**Provided data**.

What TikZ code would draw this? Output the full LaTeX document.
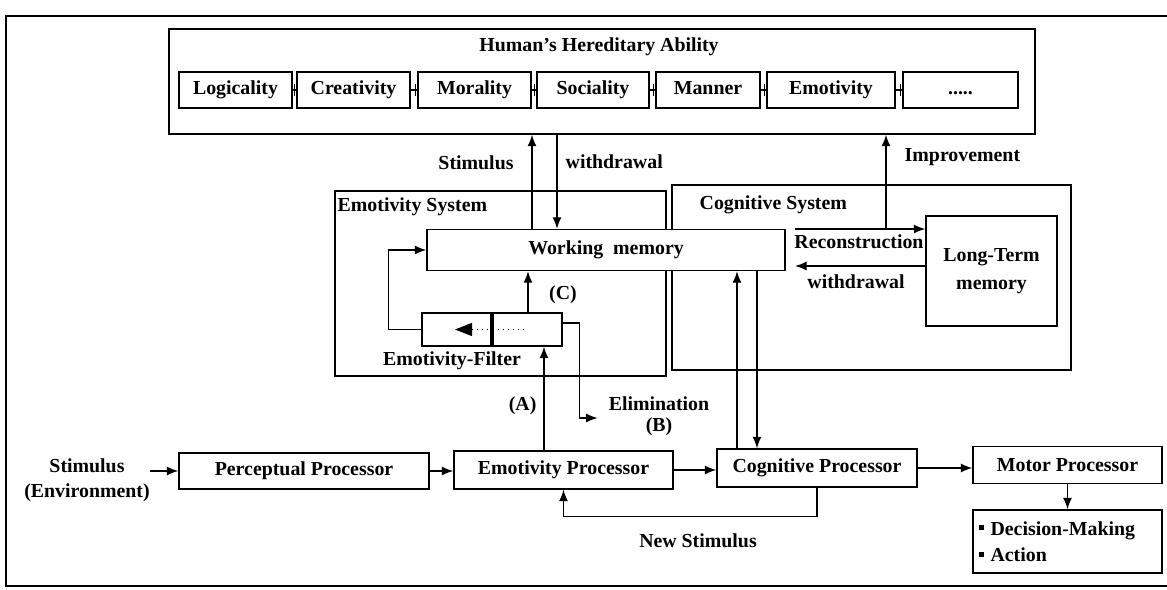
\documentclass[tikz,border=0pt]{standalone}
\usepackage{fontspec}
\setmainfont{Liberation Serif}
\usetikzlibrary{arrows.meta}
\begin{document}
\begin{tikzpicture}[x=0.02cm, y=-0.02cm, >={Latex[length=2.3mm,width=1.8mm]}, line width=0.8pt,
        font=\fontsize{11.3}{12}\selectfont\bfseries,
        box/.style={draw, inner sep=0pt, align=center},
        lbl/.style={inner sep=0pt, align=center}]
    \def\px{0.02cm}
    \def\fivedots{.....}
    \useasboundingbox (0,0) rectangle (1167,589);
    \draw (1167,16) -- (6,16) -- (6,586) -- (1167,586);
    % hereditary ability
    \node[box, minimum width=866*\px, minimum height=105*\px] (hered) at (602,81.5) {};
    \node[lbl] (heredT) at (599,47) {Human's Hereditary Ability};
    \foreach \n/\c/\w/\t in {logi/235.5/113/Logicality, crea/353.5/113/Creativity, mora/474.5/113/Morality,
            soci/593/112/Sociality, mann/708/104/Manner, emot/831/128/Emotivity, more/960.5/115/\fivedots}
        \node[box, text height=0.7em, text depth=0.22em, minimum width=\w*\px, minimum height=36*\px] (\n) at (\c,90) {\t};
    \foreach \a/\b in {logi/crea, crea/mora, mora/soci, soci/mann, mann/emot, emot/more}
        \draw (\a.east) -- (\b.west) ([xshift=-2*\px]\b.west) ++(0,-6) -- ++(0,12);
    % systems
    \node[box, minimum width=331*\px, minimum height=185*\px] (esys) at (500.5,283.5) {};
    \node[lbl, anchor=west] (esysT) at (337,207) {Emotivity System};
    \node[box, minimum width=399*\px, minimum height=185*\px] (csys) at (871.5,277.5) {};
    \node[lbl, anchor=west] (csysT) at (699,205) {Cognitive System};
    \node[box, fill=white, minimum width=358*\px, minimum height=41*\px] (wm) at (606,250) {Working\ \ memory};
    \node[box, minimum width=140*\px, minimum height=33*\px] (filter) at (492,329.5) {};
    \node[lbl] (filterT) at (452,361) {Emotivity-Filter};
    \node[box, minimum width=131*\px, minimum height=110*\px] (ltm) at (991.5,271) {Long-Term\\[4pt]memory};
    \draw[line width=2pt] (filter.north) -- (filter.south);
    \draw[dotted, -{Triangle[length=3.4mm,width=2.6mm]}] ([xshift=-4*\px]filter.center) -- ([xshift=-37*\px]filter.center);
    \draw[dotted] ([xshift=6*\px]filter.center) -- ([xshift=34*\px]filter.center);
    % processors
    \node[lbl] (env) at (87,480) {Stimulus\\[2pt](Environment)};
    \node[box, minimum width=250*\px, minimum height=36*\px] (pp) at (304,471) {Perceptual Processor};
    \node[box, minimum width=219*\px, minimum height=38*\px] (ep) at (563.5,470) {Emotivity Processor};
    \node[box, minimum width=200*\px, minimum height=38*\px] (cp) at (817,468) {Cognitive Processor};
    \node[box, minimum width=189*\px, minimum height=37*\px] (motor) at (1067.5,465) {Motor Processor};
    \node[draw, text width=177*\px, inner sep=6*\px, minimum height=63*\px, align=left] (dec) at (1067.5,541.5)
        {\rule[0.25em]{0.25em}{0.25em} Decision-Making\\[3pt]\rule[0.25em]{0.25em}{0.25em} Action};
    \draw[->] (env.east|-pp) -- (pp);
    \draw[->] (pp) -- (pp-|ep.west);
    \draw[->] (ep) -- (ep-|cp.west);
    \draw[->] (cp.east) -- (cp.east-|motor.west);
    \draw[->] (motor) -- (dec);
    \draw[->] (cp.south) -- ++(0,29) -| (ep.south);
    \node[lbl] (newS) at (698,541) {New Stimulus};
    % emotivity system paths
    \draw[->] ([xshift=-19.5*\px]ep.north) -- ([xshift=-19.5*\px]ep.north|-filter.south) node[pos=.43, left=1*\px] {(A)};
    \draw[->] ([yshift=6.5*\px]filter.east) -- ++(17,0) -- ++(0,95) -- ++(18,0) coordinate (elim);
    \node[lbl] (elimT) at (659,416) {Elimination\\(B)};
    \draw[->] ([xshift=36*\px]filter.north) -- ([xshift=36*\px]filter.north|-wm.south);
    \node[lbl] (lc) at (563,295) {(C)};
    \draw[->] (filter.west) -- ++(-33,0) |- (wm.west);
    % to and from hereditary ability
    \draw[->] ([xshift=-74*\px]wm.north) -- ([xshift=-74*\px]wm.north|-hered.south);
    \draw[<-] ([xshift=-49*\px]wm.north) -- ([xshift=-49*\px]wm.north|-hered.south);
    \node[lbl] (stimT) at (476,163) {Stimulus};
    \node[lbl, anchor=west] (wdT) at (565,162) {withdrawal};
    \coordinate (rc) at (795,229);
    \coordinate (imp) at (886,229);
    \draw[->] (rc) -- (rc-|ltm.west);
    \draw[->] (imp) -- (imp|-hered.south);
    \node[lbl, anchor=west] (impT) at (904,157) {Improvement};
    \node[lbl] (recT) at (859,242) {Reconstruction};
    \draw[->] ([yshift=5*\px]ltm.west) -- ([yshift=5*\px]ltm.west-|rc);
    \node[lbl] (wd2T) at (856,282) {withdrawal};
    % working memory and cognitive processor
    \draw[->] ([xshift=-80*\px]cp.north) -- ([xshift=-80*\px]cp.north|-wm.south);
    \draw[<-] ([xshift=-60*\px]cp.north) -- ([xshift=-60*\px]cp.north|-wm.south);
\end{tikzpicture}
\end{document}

**Your goal**. Omit every picture while copying the listing above exactly.

**Exercise solution**.
What TikZ code would draw this? Output the full LaTeX document.
\documentclass[tikz,border=0pt]{standalone}
\usepackage{fontspec}
\setmainfont{Liberation Serif}
\usetikzlibrary{arrows.meta}
\begin{document}
\begin{tikzpicture}[x=0.02cm, y=-0.02cm, >={Latex[length=2.3mm,width=1.8mm]}, line width=0.8pt,
        font=\fontsize{11.3}{12}\selectfont\bfseries,
        box/.style={draw, inner sep=0pt, align=center},
        lbl/.style={inner sep=0pt, align=center}]
    \def\px{0.02cm}
    \def\fivedots{.....}
    \useasboundingbox (0,0) rectangle (1167,589);
    \draw (1167,16) -- (6,16) -- (6,586) -- (1167,586);
    % hereditary ability
    \node[box, minimum width=866*\px, minimum height=105*\px] (hered) at (602,81.5) {};
    \node[lbl] (heredT) at (599,47) {Human's Hereditary Ability};
    \foreach \n/\c/\w/\t in {logi/235.5/113/Logicality, crea/353.5/113/Creativity, mora/474.5/113/Morality,
            soci/593/112/Sociality, mann/708/104/Manner, emot/831/128/Emotivity, more/960.5/115/\fivedots}
        \node[box, text height=0.7em, text depth=0.22em, minimum width=\w*\px, minimum height=36*\px] (\n) at (\c,90) {\t};
    \foreach \a/\b in {logi/crea, crea/mora, mora/soci, soci/mann, mann/emot, emot/more}
        \draw (\a.east) -- (\b.west) ([xshift=-2*\px]\b.west) ++(0,-6) -- ++(0,12);
    % systems
    \node[box, minimum width=331*\px, minimum height=185*\px] (esys) at (500.5,283.5) {};
    \node[lbl, anchor=west] (esysT) at (337,207) {Emotivity System};
    \node[box, minimum width=399*\px, minimum height=185*\px] (csys) at (871.5,277.5) {};
    \node[lbl, anchor=west] (csysT) at (699,205) {Cognitive System};
    \node[box, fill=white, minimum width=358*\px, minimum height=41*\px] (wm) at (606,250) {Working\ \ memory};
    \node[box, minimum width=140*\px, minimum height=33*\px] (filter) at (492,329.5) {};
    \node[lbl] (filterT) at (452,361) {Emotivity-Filter};
    \node[box, minimum width=131*\px, minimum height=110*\px] (ltm) at (991.5,271) {Long-Term\\[4pt]memory};
    \draw[line width=2pt] (filter.north) -- (filter.south);
    \draw[dotted, -{Triangle[length=3.4mm,width=2.6mm]}] ([xshift=-4*\px]filter.center) -- ([xshift=-37*\px]filter.center);
    \draw[dotted] ([xshift=6*\px]filter.center) -- ([xshift=34*\px]filter.center);
    % processors
    \node[lbl] (env) at (87,480) {Stimulus\\[2pt](Environment)};
    \node[box, minimum width=250*\px, minimum height=36*\px] (pp) at (304,471) {Perceptual Processor};
    \node[box, minimum width=219*\px, minimum height=38*\px] (ep) at (563.5,470) {Emotivity Processor};
    \node[box, minimum width=200*\px, minimum height=38*\px] (cp) at (817,468) {Cognitive Processor};
    \node[box, minimum width=189*\px, minimum height=37*\px] (motor) at (1067.5,465) {Motor Processor};
    \node[draw, text width=177*\px, inner sep=6*\px, minimum height=63*\px, align=left] (dec) at (1067.5,541.5)
        {\rule[0.25em]{0.25em}{0.25em} Decision-Making\\[3pt]\rule[0.25em]{0.25em}{0.25em} Action};
    \draw[->] (env.east|-pp) -- (pp);
    \draw[->] (pp) -- (pp-|ep.west);
    \draw[->] (ep) -- (ep-|cp.west);
    \draw[->] (cp.east) -- (cp.east-|motor.west);
    \draw[->] (motor) -- (dec);
    \draw[->] (cp.south) -- ++(0,29) -| (ep.south);
    \node[lbl] (newS) at (698,541) {New Stimulus};
    % emotivity system paths
    \draw[->] ([xshift=-19.5*\px]ep.north) -- ([xshift=-19.5*\px]ep.north|-filter.south) node[pos=.43, left=1*\px] {(A)};
    \draw[->] ([yshift=6.5*\px]filter.east) -- ++(17,0) -- ++(0,95) -- ++(18,0) coordinate (elim);
    \node[lbl] (elimT) at (659,416) {Elimination\\(B)};
    \draw[->] ([xshift=36*\px]filter.north) -- ([xshift=36*\px]filter.north|-wm.south);
    \node[lbl] (lc) at (563,295) {(C)};
    \draw[->] (filter.west) -- ++(-33,0) |- (wm.west);
    % to and from hereditary ability
    \draw[->] ([xshift=-74*\px]wm.north) -- ([xshift=-74*\px]wm.north|-hered.south);
    \draw[<-] ([xshift=-49*\px]wm.north) -- ([xshift=-49*\px]wm.north|-hered.south);
    \node[lbl] (stimT) at (476,163) {Stimulus};
    \node[lbl, anchor=west] (wdT) at (565,162) {withdrawal};
    \coordinate (rc) at (795,229);
    \coordinate (imp) at (886,229);
    \draw[->] (rc) -- (rc-|ltm.west);
    \draw[->] (imp) -- (imp|-hered.south);
    \node[lbl, anchor=west] (impT) at (904,157) {Improvement};
    \node[lbl] (recT) at (859,242) {Reconstruction};
    \draw[->] ([yshift=5*\px]ltm.west) -- ([yshift=5*\px]ltm.west-|rc);
    \node[lbl] (wd2T) at (856,282) {withdrawal};
    % working memory and cognitive processor
    \draw[->] ([xshift=-80*\px]cp.north) -- ([xshift=-80*\px]cp.north|-wm.south);
    \draw[<-] ([xshift=-60*\px]cp.north) -- ([xshift=-60*\px]cp.north|-wm.south);
\end{tikzpicture}
\end{document}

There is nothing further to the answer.